Looking ahead to 2014, Pitti Immagine ceo Raffaello Napoleone said it will take another two months to gauge a forecast for exhibitors here, but there is an air of change.
“In general, I believe that 2014 will mark an inversion of the ongoing [negative] trend,” Napoleone told WWD. “In a moment like this, trade shows are even more instrumental for the most sophisticated department stores that are committed to researching trends.”
Napoleone noted that Super is continuously trying to give space to brands that craft sophisticated niche products and are able to offer “value for money.”
“We need to continue with this strategic vision and bring to Mipap ready-to-wear companies whose products are in line with our trade show,” said Marco Serioli, Fiera Milano’s exhibitions director.
Super, in only its second edition since unifying Touch, NeoZone and Cloudnine, hosted 235 collections with about 5,500 buyers, up about 11 percent since February’s edition. White hosted more than 12,000 buyers and 440 collections, with the number of foreign buyers rising 8 percent and the number of Italians rising 4 percent year-on-year. Mipap organizers would not release the total number of buyers present, but said it profiled 3,500 buyers and noted a rise among Russian, American and Japanese buyers. Mipap saw its number of exhibitors drop to 150 from 170 in February.

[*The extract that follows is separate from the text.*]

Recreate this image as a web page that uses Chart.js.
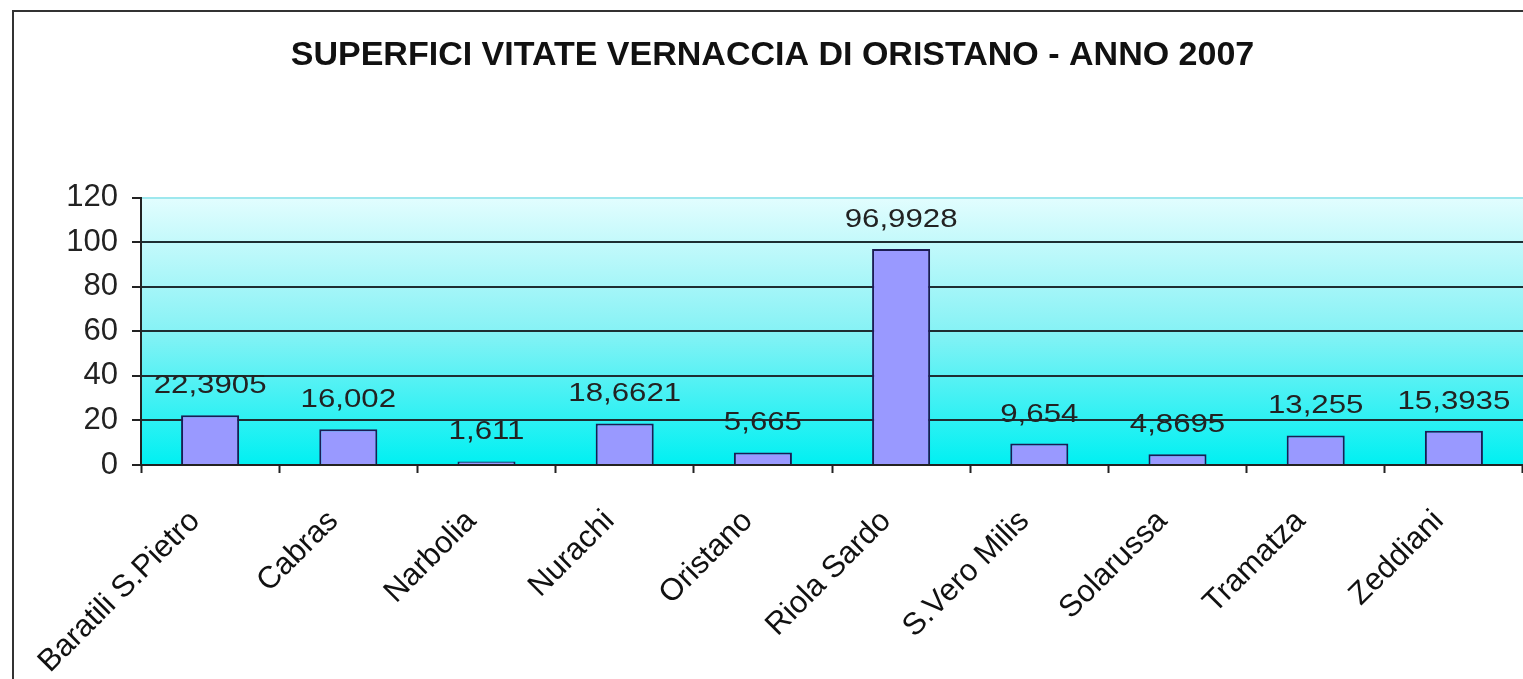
<!DOCTYPE html>
<html lang="it">
<head>
    <meta charset="UTF-8">
    <title>Superfici vitate Vernaccia di Oristano - 2007</title>
    <script src="https://cdn.jsdelivr.net/npm/chart.js"></script>
    <style>
        body { margin: 0; background: #fff; }
        .chart-box { width: 1523px; height: 679px; }
    </style>
</head>
<body>
    <div class="chart-box">
        <canvas id="vernacciaChart"></canvas>
    </div>

    <script>
        // Dati (ettari per comune)
        const comuni = ['Baratili S.Pietro', 'Cabras', 'Narbolia', 'Nurachi', 'Oristano', 'Riola Sardo', 'S.Vero Milis', 'Solarussa', 'Tramatza', 'Zeddiani'];
        const superfici = [22.3905, 16.002, 1.611, 18.6621, 5.665, 96.9928, 9.654, 4.8695, 13.255, 15.3935];
        const yTicks = [0, 20, 40, 60, 80, 100, 120];

        const fontName = '"Liberation Sans", Arial, sans-serif';

        // cornice esterna + sfondo sfumato dell'area del grafico
        const background = {
            id: 'background',
            beforeDraw(chart) {
                const { ctx, chartArea: a } = chart;
                ctx.save();
                ctx.fillStyle = '#fff';
                ctx.fillRect(0, 0, chart.width, chart.height);
                const g = ctx.createLinearGradient(0, a.top, 0, a.bottom);
                g.addColorStop(0, '#e2fdfe');
                g.addColorStop(0.5, '#86f2f5');
                g.addColorStop(1, '#00f0f2');
                ctx.fillStyle = g;
                ctx.fillRect(a.left, a.top, a.right - a.left, a.bottom - a.top);
                ctx.strokeStyle = '#333';
                ctx.lineWidth = 2;
                ctx.strokeRect(13, 11, chart.width + 50, chart.height + 50);
                ctx.restore();
            }
        };

        // etichette con i valori sopra le barre (testo un po' allargato come nell'originale)
        const valueLabels = {
            id: 'valueLabels',
            afterDatasetsDraw(chart) {
                const { ctx } = chart;
                const meta = chart.getDatasetMeta(0);
                ctx.save();
                ctx.font = '26px ' + fontName;
                ctx.fillStyle = '#222';
                ctx.textAlign = 'center';
                ctx.textBaseline = 'alphabetic';
                meta.data.forEach((bar, i) => {
                    const txt = String(superfici[i]).replace('.', ',');
                    ctx.save();
                    ctx.translate(bar.x, bar.y - 22);
                    ctx.scale(1.2, 1);
                    ctx.fillText(txt, 0, 0);
                    ctx.restore();
                });
                ctx.restore();
            }
        };

        const ctx = document.getElementById('vernacciaChart').getContext('2d');
        const vernacciaChart = new Chart(ctx, {
            type: 'bar',
            data: {
                labels: comuni,
                datasets: [{
                    data: superfici,
                    backgroundColor: '#9999ff',
                    borderColor: '#1c1c54',
                    borderWidth: 2,
                    barPercentage: 0.42,
                    categoryPercentage: 1
                }]
            },
            options: {
                responsive: true,
                maintainAspectRatio: false,
                animation: false,
                layout: { padding: { left: 22, right: 0, top: 0, bottom: 0 } },
                plugins: {
                    legend: { display: false },
                    tooltip: { enabled: false },
                    title: {
                        display: true,
                        text: 'SUPERFICI VITATE VERNACCIA DI ORISTANO - ANNO 2007',
                        color: '#111',
                        font: { family: fontName, size: 34, weight: 'bold' },
                        padding: { top: 35, bottom: 122 }
                    }
                },
                scales: {
                    x: {
                        offset: true,
                        grid: {
                            offset: true,
                            drawOnChartArea: false,
                            drawTicks: true,
                            tickLength: 8,
                            tickColor: '#222',
                            tickWidth: 2
                        },
                        border: { color: '#222', width: 2 },
                        ticks: {
                            color: '#111',
                            font: { family: fontName, size: 31 },
                            maxRotation: 45,
                            minRotation: 45,
                            padding: 30,
                            labelOffset: -15,
                            autoSkip: false
                        },
                        afterFit(scale) { scale.height = 214; }
                    },
                    y: {
                        min: 0,
                        max: 120,
                        afterBuildTicks(scale) {
                            scale.ticks = yTicks.map(v => ({ value: v }));
                        },
                        grid: {
                            color: c => (c.tick && c.tick.value === 120) ? '#9ee8ee' : '#1e2e32',
                            lineWidth: 2,
                            tickLength: 9,
                            tickColor: '#222',
                            tickWidth: 2
                        },
                        border: { color: '#222', width: 2 },
                        ticks: {
                            color: '#222',
                            font: { family: fontName, size: 31 },
                            padding: 14
                        },
                        afterFit(scale) { scale.width = 119; }
                    }
                }
            },
            plugins: [background, valueLabels]
        });
    </script>
</body>
</html>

Alessandra Rossi, commercial director of multibrand at Yoox Group, said, “There is still a strong trend of floral prints and micro-geometrics on skirts and pants. The fabrics are fluid with metallic colors — especially in pinks and coppers.”
Among other key trends:
• Eggs, a Parma, Italy-based maker of flamboyant chiffon-cotton blended balloon and pleated skirts, showcased vibrant tropical and animal prints.
• Rumisu, a Turkish maker of lavish silk scarves, said each scarf’s illustrations tell a story, from “Extra-Terrestrial Wedding” to “African Expedition.”
• Pescara, Italy-based Chiara Angelini said she was inspired by an “imaginary world” for her collection of rhodium, gold and rose-gold colored earrings with Swarovski Elements.
• Rome-based brand Mavi Taten’s colorful prints channeled water adventures and trips to Paris, Northern Europe and South America.
• A-Lab used cotton, crepe and silk blends, as well as polyester and PVC, in order to achieve a 3-D, “Star Trek”-hero look for peplumed tops.
• Nadia Mari’s collection included one-of-a-kind retro patchwork and silk patterned pieces in cherry blossom red, turquoise and transparent watercolor shades.
• Coliac’s spring accessories collection had a Twenties-Thirties theme, utilizing materials like aluminum, steel and mirrors mirroring architecture of that era.
• Rome-based accessories brand Badura featured architectural bags with crystal locks and stingray skin accents.
• Mo Saïque, designed by Afua Dabanka, a London-based shoe designer of Ghanaian descent, lit up the trade-show floor with vibrant colors and shapes in her Miami Beat collection inspired by the city’s Art Deco skyline.